環球時報の記者が試合後、NHK、共同通信社を含む3人の日本人記者に質問したところ、やじを浴びたという情報は聞いたことがないと回答された。そのうち当時現場にいたという一人の記者は、「そのような感覚は全然なかった」と述べた。
中日関係が悪化しており、小さな火種でも「大火事」を起こしうる状況となっている。この誤報が大問題にならなかったのは、五輪精神が力を発揮したからかもしれない。五輪憲章は、スポーツと政治を分離するよう明記している。南京の観衆は、歴史的な感情を五輪ユースの競技場にもたらさず、試合そのものに感情移入し、ため息を漏らし歓声を上げた。彼らは勝敗に関わらず、各国の選手を心から祝福した。これは五輪精神を示すものだ。
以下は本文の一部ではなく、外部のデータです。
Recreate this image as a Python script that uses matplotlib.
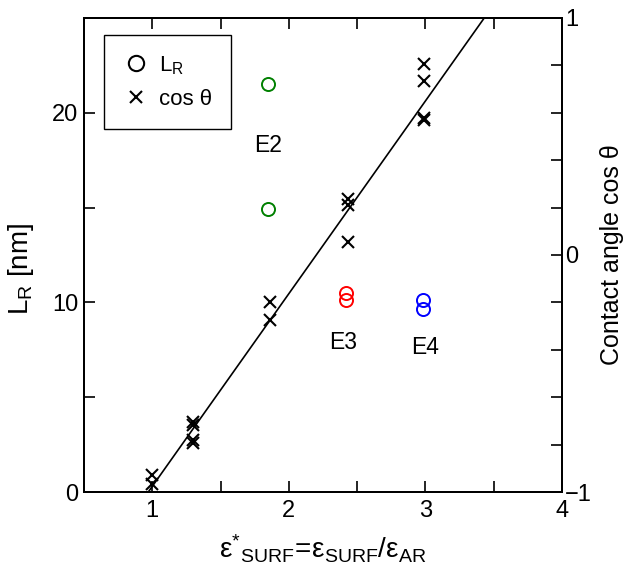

山口茜はバドミントン女子シングルスの銀メダルを取得した。決勝の相手は、中国人選手の何氷嬌だった。山口は南京ユース五輪の印象について、「試合と開催場所は関係がない」と回答した。日本オリンピック委員会は事前に、選手にユニフォームを着て外出しないよう注意を促していたが、一部の措置が考え過ぎであったことが、事実によって証明されている。